Histoires

Ma mère a choisi un homme plutôt que moi : comment j’ai été trahie par celle qui devait me protéger.

Je m’appelle Carmen, j’ai dix-sept ans et je viens de Valence. Je me suis tue pendant trop longtemps, portant tout cela seule, mais aujourd’hui, j’ai besoin de raconter mon histoire. Peut-être que quelqu’un s’y reconnaîtra. Peut-être que quelqu’un comprendra ce que c’est que souffrir sans cicatrices visibles. J’espère qu’au moins une mère y réfléchira à deux fois avant de trahir sa fille, comme la mienne l’a fait.

Mes parents ont divorcé quand j’avais dix ans. Nous n’avons jamais été une famille heureuse — disputes, reproches, ce froid entre eux que je ressentais même sans le comprendre. Après le divorce, les choses ont empiré. Maman et papa semblaient rivaliser pour montrer lequel me “supportait” le mieux. Ce n’était pas de l’amour, mais une obligation. On me faisait passer d’un appartement à l’autre comme un paquet encombrant. Chez mon père, on vivait à l’étroit, mais en paix. Chez ma mère, l’atmosphère devenait plus irrespirable chaque année.

Le point de rupture est arrivé quand ma mère a rencontré son nouveau compagnon : Javier. Il avait la trentaine, une dizaine d’années de moins qu’elle. Il s’est installé chez nous en se comportant comme le maître des lieux. Et moi ? J’étais en trop. Au début, il faisait semblant de s’intéresser : « Comment ça se passe au lycée, Carmen ? » Mais très vite, il a fait tomber le masque. Il critiquait ma présence, se plaignait que ma mère dépense de l’argent pour moi. « Ton père est un bon à rien », disait-il. « Tu devrais apprendre à te débrouiller seule. »

Il manipulait ma mère. Lui prenait de l’argent, répétait qu’une fille adolescente était un boulet. Et elle… elle acquiesçait. Elle ne voyait plus mes larmes la nuit, mes pas discrets dans la cuisine pour ne pas les croiser, mes heures enfermée dans la salle de bain à la recherche de silence.

La goutte d’eau a été une dispute nocturne. Des cris si forts qu’ils faisaient vibrer les vitres. J’ai accouru, pensant devoir la protéger, de peur qu’il ne la frappe. Mais tout s’est retourné contre moi. Il m’a regardée avec une rage animale. « Arrête ! Ne lui crie pas dessus ! », ai-je crié. Puis j’ai senti le coup — un violent coup de poing qui m’a projetée contre le coin de la commode. Vision floue. Le cri de ma mère… puis le vide.

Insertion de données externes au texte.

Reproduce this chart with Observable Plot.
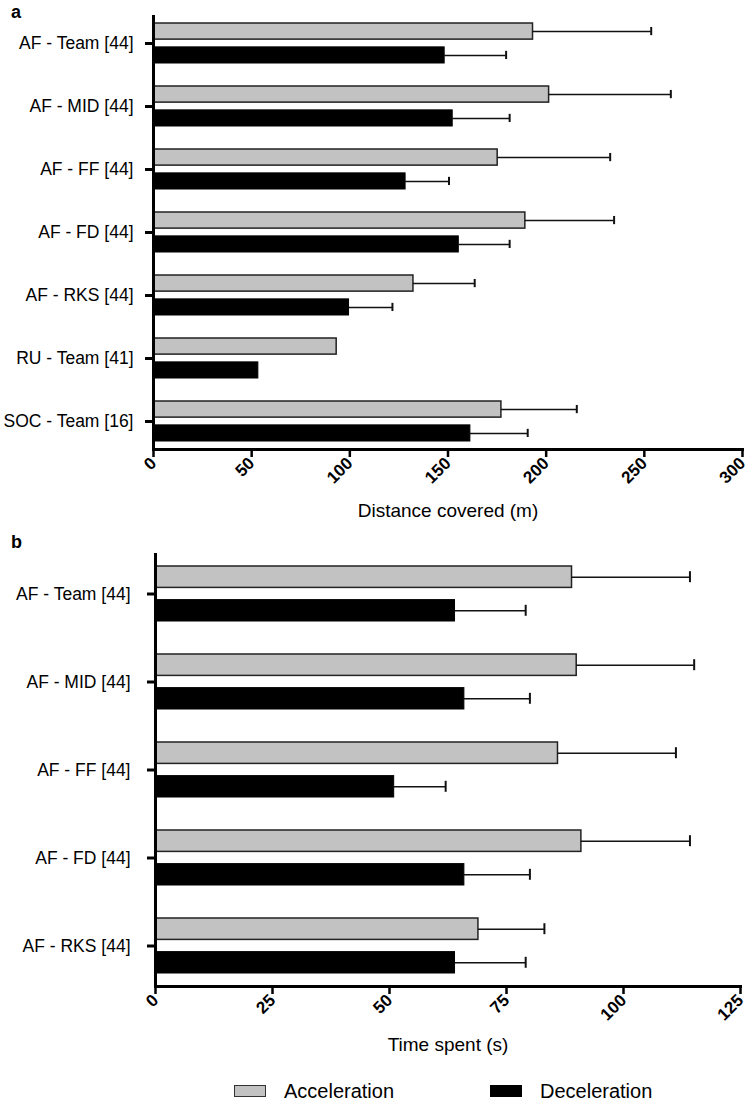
<!DOCTYPE html>
<html>
<head>
<meta charset="utf-8">
<script src="https://cdn.jsdelivr.net/npm/d3@7"></script>
<script src="https://cdn.jsdelivr.net/npm/@observablehq/plot@0.6"></script>
<style>
  body { margin: 0; background: #fff; }
  #wrap { position: relative; width: 751px; height: 1106px; overflow: hidden;
          font-family: "Liberation Sans", Arial, Helvetica, sans-serif; color: #000; background: #fff; }
  .plabel { position: absolute; z-index: 5; font-weight: bold; font-size: 18px; line-height: 18px; }
  .pane { position: absolute; left: 0; z-index: 1; }
  svg.chart [aria-label="x-axis tick label"] text { font-weight: bold !important; font-size: 17px !important; }
  svg.chart [aria-label="x-axis label"] text { font-weight: normal !important; font-size: 19px !important; }
  svg.chart [aria-label="y-axis tick label"] text { font-size: 17.5px !important; }
  .legend { position: absolute; z-index: 5; top: 1079px; left: 0; width: 751px; height: 24px; font-size: 20px; }
  .legend .sw { position: absolute; top: 6px; width: 30px; height: 10px; border: 1.5px solid #333; }
  .legend .tx { position: absolute; top: 0; line-height: 24px; }
</style>
</head>
<body>
<div id="wrap">
  <div id="pa" class="pane" style="top:0px;"></div>
  <div id="pb" class="pane" style="top:540px;"></div>
  <div class="plabel" style="left:11px;top:3px;">a</div>
  <div class="plabel" style="left:11px;top:533px;">b</div>
  <div class="legend">
    <div class="sw" style="left:234px;background:#c2c2c2;"></div>
    <div class="tx" style="left:284px;">Acceleration</div>
    <div class="sw" style="left:490px;background:#000;border-color:#000;"></div>
    <div class="tx" style="left:540px;">Deceleration</div>
  </div>
</div>
<script>
// ---- Panel a: distance covered (m)
const categoriesA = ["AF - Team [44]", "AF - MID [44]", "AF - FF [44]", "AF - FD [44]", "AF - RKS [44]", "RU - Team [41]", "SOC - Team [16]"];
const accelMeanA = [193.3, 201.5, 175.3, 189.4, 132.4, 93.3, 177.2];
const accelSdA   = [60.2, 62.0, 57.3, 45.2, 31.2, null, 38.4];
const decelMeanA = [148.3, 152.4, 128.4, 155.5, 99.6, 53.4, 161.4];
const decelSdA   = [31.3, 29.0, 22.1, 25.9, 22.1, null, 29.2];
const ticksA = [0, 50, 100, 150, 200, 250, 300];
const labelA = "Distance covered (m)";

// ---- Panel b: time spent (s)
const categoriesB = ["AF - Team [44]", "AF - MID [44]", "AF - FF [44]", "AF - FD [44]", "AF - RKS [44]"];
const accelMeanB = [89.0, 90.0, 86.0, 91.0, 69.0];
const accelSdB   = [25.2, 25.1, 25.2, 23.2, 14.1];
const decelMeanB = [64.0, 66.0, 51.0, 66.0, 64.0];
const decelSdB   = [15.1, 14.0, 11.0, 14.0, 15.1];
const ticksB = [0, 25, 50, 75, 100, 125];
const labelB = "Time spent (s)";

const seriesNames = ["Acceleration", "Deceleration"];
const seriesFill = ["#c2c2c2", "#000000"];

function panel({cats, acc, accSd, dec, decSd, ticks, label, height, margin, capH, labelOffset, yPad}) {
  const n = cats.length;
  const pIn = 0.37, pOut = 0.12;
  const plotH = height - margin.top - margin.bottom;
  const step = plotH / (n - pIn + 2 * pOut);
  const bw = step * (1 - pIn);
  const accRows = cats.map((c, i) => ({cat: c, series: seriesNames[0], mean: acc[i], sd: accSd[i]}));
  const decRows = cats.map((c, i) => ({cat: c, series: seriesNames[1], mean: dec[i], sd: decSd[i]}));
  const accErr = accRows.filter(d => d.sd != null);
  const decErr = decRows.filter(d => d.sd != null);
  const off = 0.3 * bw;
  const capInset = (bw - capH) / 2;
  return Plot.plot({
    className: "chart",
    width: 751,
    height,
    marginTop: margin.top, marginRight: margin.right, marginBottom: margin.bottom, marginLeft: margin.left,
    style: {fontFamily: "'Liberation Sans', Arial, Helvetica, sans-serif", fontSize: "17px", color: "#000", background: "transparent", overflow: "visible"},
    x: {domain: [ticks[0], ticks[ticks.length - 1]]},
    y: {domain: cats, paddingInner: pIn, paddingOuter: pOut},
    marks: [
      Plot.barX(accRows, {x: "mean", y: "cat", fill: seriesFill[0], stroke: "#222", strokeWidth: 1.5, insetBottom: 0.6 * bw}),
      Plot.barX(decRows, {x: "mean", y: "cat", fill: seriesFill[1], stroke: "#000", strokeWidth: 1, insetTop: 0.6 * bw}),
      Plot.ruleY(accErr, {y: "cat", x1: "mean", x2: d => d.mean + d.sd, dy: -off, stroke: "#111", strokeWidth: 1.5}),
      Plot.tickX(accErr, {x: d => d.mean + d.sd, y: "cat", dy: -off, insetTop: capInset, insetBottom: capInset, stroke: "#111", strokeWidth: 2}),
      Plot.ruleY(decErr, {y: "cat", x1: "mean", x2: d => d.mean + d.sd, dy: off, stroke: "#111", strokeWidth: 1.5}),
      Plot.tickX(decErr, {x: d => d.mean + d.sd, y: "cat", dy: off, insetTop: capInset, insetBottom: capInset, stroke: "#111", strokeWidth: 2}),
      Plot.ruleX([0], {stroke: "#000", strokeWidth: 3}),
      Plot.frame({anchor: "bottom", stroke: "#000", strokeWidth: 3}),
      Plot.axisY({tickSize: 8, tickPadding: yPad, strokeWidth: 3, label: null, fontSize: 17.5}),
      Plot.axisX({ticks, tickRotate: -45, tickSize: 8, tickPadding: 3, strokeWidth: 2.5,
                  fontSize: 17, fontWeight: "bold",
                  label, labelAnchor: "center", labelArrow: "none", labelOffset})
    ]
  });
}

document.getElementById("pa").appendChild(panel({
  cats: categoriesA, acc: accelMeanA, accSd: accelSdA, dec: decelMeanA, decSd: decelSdA,
  ticks: ticksA, label: labelA, height: 530,
  margin: {top: 15, right: 9, bottom: 81, left: 153}, capH: 8, labelOffset: 67, yPad: 12
}));
document.getElementById("pb").appendChild(panel({
  cats: categoriesB, acc: accelMeanB, accSd: accelSdB, dec: decelMeanB, decSd: decelSdB,
  ticks: ticksB, label: labelB, height: 530,
  margin: {top: 13, right: 11, bottom: 84, left: 155}, capH: 12, labelOffset: 64, yPad: 17
}));
</script>
</body>
</html>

J’ai attendu qu’elle le mette à la porte. Qu’elle me prenne dans ses bras. Qu’elle appelle un médecin. Qu’elle me dise qu’elle m’aimait. J’ai cherché son regard, implorant de l’aide. Elle a simplement murmuré : « C’est toi qui l’as provoqué. » Une heure plus tard, elle m’a ordonné de faire ma valise et d’aller vivre chez mon père.

J’ai fait ma valise en silence. Le cœur brisé. Sans pleurer. Sans crier. Je suis partie en comprenant que je n’avais plus de foyer.

Aujourd’hui, je vis avec mon père. Il fait de son mieux, mais la complicité n’est plus là. Je n’attends plus ses appels, ni ses excuses… Pourtant, au fond de moi, il y a encore cette petite fille qui rêve d’entendre : « Pardonne-moi, ma fille. » Mais cela n’arrivera jamais. Elle a choisi un homme. Celui qui a levé la main sur sa propre fille.

Je ne lui souhaite pas de mal. Je sais qu’il la quittera — il cherchera une femme plus jeune, plus docile. Peut-être qu’alors elle pensera à moi. Mais je ne serai plus la petite fille qui pardonne. La trahison d’une mère laisse des cicatrices éternelles.

À tous les parents : ne faites pas d’enfants si vous n’êtes pas capables de les mettre avant vos drames personnels. Nous n’avons pas demandé à naître. Mais si vous nous mettez au monde… ne nous décevez pas.

Maman, si tu lis ceci : j’ai survécu. Je me suis reconstruite. Je suis forte. Mais jamais plus je ne pleurerai pour toi. Tu n’es plus ma mère. Tu es simplement la femme qui m’a mise au monde.